## Task
Restate the lines word for word, from the first line of the records through the line containing "import * as". Leave out the pictures and anything after that line.

## Task inputs

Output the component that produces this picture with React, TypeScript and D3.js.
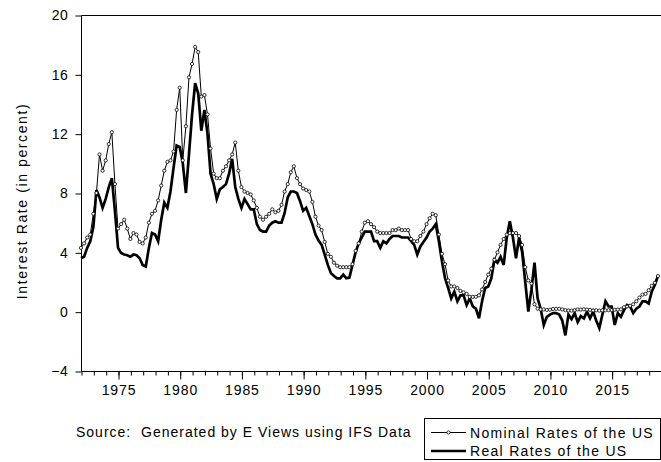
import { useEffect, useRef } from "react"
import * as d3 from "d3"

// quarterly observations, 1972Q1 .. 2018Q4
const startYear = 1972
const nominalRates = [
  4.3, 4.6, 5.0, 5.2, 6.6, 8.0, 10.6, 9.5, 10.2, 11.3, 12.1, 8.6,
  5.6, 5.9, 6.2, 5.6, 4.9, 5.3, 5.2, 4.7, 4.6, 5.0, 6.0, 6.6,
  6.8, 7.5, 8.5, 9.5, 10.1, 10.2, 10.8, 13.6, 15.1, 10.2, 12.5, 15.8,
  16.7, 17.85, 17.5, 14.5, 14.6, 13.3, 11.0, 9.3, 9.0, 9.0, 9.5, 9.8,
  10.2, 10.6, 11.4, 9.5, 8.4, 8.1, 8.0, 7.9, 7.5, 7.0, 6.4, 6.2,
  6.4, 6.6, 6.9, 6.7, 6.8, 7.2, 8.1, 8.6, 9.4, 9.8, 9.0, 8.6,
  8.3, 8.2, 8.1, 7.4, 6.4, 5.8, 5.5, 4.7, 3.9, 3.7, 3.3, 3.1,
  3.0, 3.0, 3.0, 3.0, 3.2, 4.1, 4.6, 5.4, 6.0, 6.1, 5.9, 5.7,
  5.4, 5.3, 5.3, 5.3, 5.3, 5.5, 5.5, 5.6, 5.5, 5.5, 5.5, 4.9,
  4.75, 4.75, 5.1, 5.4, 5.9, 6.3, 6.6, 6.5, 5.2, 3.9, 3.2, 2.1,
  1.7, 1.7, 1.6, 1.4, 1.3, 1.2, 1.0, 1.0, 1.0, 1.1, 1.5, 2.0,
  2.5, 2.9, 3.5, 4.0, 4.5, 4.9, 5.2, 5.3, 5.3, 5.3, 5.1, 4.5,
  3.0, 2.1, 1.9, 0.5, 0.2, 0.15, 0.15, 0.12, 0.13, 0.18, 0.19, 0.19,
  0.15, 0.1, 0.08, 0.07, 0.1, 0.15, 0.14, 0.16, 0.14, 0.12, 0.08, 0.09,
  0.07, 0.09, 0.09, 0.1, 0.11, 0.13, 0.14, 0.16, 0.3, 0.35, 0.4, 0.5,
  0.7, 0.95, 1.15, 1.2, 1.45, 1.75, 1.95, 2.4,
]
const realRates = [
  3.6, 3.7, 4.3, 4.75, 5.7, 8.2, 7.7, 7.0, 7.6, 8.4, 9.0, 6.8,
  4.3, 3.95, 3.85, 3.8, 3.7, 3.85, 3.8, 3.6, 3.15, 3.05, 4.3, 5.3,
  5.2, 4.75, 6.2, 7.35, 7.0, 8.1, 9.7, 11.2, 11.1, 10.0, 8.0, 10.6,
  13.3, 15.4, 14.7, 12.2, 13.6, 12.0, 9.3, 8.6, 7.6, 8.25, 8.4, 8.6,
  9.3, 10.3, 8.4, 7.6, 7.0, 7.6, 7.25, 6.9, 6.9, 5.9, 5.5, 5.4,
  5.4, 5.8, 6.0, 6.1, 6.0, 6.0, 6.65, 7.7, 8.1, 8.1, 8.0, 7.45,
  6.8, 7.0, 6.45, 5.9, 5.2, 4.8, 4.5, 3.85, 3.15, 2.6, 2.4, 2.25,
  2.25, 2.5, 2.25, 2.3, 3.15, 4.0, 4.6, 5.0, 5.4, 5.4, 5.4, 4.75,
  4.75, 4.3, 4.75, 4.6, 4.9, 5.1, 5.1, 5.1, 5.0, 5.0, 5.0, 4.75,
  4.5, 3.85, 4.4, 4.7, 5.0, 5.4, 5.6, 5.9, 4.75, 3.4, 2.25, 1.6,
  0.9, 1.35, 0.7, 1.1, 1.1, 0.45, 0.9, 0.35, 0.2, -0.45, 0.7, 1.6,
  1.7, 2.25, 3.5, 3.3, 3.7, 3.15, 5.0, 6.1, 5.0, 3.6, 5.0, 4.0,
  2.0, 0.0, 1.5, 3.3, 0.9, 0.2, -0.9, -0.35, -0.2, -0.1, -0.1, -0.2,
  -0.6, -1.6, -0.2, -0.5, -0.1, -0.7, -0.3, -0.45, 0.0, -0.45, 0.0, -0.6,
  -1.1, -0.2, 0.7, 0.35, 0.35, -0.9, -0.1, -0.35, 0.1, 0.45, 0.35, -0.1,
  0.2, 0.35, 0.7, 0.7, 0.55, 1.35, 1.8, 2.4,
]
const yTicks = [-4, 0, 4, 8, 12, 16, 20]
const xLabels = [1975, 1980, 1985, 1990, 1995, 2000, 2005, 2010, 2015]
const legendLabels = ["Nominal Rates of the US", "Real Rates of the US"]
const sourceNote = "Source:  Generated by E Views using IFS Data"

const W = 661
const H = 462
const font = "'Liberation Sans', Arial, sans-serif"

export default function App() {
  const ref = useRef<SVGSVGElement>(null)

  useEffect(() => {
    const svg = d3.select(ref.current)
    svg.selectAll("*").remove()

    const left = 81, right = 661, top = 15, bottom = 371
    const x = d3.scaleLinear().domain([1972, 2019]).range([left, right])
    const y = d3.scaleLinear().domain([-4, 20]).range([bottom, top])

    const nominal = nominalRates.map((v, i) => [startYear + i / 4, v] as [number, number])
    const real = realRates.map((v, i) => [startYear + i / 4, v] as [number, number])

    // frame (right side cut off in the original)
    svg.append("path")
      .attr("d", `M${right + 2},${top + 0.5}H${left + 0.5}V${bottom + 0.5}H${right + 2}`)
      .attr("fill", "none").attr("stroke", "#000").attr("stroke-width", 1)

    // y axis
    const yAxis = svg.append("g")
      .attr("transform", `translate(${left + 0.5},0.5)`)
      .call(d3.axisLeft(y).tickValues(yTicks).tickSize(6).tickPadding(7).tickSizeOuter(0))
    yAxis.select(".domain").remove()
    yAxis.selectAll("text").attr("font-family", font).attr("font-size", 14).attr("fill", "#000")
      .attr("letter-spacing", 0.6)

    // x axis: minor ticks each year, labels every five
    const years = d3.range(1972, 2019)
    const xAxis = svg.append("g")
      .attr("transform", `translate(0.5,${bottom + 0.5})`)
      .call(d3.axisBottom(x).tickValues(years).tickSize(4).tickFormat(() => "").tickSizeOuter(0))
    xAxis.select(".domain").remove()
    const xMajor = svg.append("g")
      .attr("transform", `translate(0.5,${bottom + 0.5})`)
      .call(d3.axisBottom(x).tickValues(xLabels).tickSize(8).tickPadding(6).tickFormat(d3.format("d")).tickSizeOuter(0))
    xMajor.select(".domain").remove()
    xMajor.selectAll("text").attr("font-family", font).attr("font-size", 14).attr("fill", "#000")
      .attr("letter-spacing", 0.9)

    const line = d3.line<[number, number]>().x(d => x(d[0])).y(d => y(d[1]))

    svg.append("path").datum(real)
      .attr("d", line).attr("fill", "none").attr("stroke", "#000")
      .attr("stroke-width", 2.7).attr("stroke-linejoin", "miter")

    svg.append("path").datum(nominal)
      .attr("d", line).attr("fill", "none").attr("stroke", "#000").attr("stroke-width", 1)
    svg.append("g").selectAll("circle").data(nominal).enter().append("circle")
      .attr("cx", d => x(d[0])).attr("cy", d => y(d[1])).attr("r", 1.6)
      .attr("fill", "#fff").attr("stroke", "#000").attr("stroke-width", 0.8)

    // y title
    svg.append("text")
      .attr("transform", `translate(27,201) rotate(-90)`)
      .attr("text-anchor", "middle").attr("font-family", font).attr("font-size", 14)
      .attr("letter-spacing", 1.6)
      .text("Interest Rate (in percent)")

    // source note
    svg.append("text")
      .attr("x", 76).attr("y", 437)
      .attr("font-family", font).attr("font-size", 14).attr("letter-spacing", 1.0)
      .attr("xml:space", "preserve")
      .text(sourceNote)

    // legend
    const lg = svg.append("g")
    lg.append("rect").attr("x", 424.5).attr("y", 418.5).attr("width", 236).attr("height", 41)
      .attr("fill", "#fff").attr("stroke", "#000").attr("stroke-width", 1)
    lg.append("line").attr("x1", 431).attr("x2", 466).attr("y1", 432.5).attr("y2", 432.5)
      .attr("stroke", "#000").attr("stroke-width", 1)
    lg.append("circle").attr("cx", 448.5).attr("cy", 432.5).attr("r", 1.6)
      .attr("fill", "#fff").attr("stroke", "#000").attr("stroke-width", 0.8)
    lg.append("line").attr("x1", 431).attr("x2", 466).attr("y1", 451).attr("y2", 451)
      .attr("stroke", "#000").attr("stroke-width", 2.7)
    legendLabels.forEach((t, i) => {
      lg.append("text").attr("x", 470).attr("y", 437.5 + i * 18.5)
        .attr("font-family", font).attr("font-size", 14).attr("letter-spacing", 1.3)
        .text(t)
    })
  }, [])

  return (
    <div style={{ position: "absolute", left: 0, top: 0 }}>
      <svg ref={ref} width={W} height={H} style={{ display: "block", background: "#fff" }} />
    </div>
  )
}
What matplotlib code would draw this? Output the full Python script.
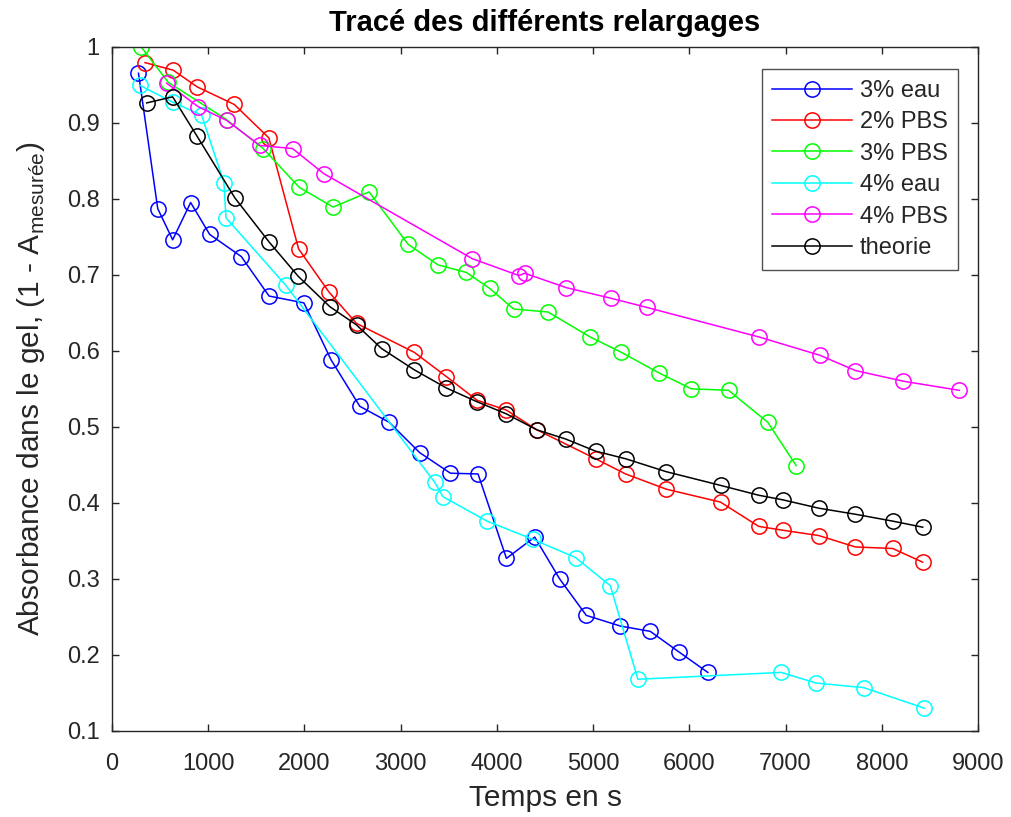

## Reply to the exercise
Output the component that produces this picture with React, TypeScript and D3.js.
import { useEffect, useRef } from "react"
import * as d3 from "d3"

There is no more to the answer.